Subrogation may also refer to the action of your insurance provider coming to your rescue if your actions results in damage to a neighbor’s house or property, as may happen if, for example, a plumbing repair in your apartment causes flooding in your neighbor’s unit.
Your policy provider can also apply subrogation on your behalf to sue a manufacturer for damage caused by a faulty product, such as a faulty stove causing a fire.
Loss History
During purchase or renewal of your policy, the company accesses a CLUE report, which details a loss history of your house in the past seven years (see CLUE Yourself In: How Your Claims History Informs Your Insurance Future). And the history really applies specifically to your house, regardless of whether or not you were the owner during that time. The company goes through any claims filed by you or the previous occupants.
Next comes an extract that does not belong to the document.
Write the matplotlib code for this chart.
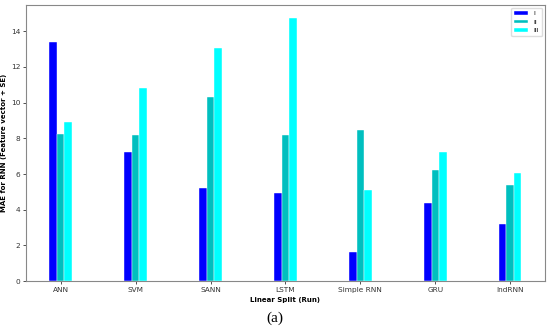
import numpy as np
from matplotlib import pyplot as plt

# Models on the x axis and MAE values per run
models = ['ANN', 'SVM', 'SANN', 'LSTM', 'Simple RNN', 'GRU', 'IndRNN']
run_labels = ['I', 'II', 'III']
mae_i = [13.38, 7.21, 5.21, 4.96, 1.65, 4.40, 3.22]
mae_ii = [8.24, 8.20, 10.29, 8.20, 8.49, 6.20, 5.40]
mae_iii = [8.92, 10.83, 13.08, 14.73, 5.10, 7.23, 6.03]

colors = ['#0000ff', '#00bfbf', '#00ffff']
width = 0.1

fig = plt.figure(figsize=(5.5, 3.3), dpi=100)
ax = fig.add_axes([0.047, 0.148, 0.944, 0.837])

x = np.arange(len(models))
for i, (vals, lab) in enumerate(zip([mae_i, mae_ii, mae_iii], run_labels)):
    ax.bar(x + (i - 1) * width, vals, width, color=colors[i], label=lab,
           edgecolor='white', linewidth=0.3)

ax.set_xticks(x)
ax.set_xticklabels(models, fontsize=5.3)
ax.set_yticks(range(0, 15, 2))
ax.tick_params(axis='y', labelsize=5.3)
ax.tick_params(length=2, width=0.6, pad=2, colors='#333333')
ax.set_xlabel('Linear Split (Run)', fontsize=5, fontweight='bold', labelpad=3)
ax.set_ylabel('MAE for RNN (Feature vector + SE)', fontsize=5, fontweight='bold', labelpad=3)
for s in ax.spines.values():
    s.set_color('#888888')
    s.set_linewidth(0.8)

ax.legend(loc='upper right', fontsize=4.5, handlelength=2.2, handleheight=0.5,
          borderpad=0.5, labelspacing=0.55, handletextpad=0.8, framealpha=1,
          edgecolor='#dddddd')

fig.text(0.5, 0.036, '(a)', ha='center', va='center', fontsize=11, family='Liberation Serif')

fig.savefig('out.png', dpi=100)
Depending on the number and size of the claims, it may result in the company raising your premiums or even turning down your request for coverage.
Additional Living Expense
If the damage to your home is so severe that it forces you to relocate to a temporary residence, additional living expenses coverage will help pay for your accommodations. This offers you peace of mind during the period in which your home is being repaired. Leading insurance firms provide it for their clients.
Conclusion
A homeowners insurance policy is a legal contract between you as the policyholder and the insurance company. Make sure you are aware of your rights and responsibilities and the rights and responsibilities of the company. It is paramount that you read and understand the policy completely and are satisfied with the terms before committing to it.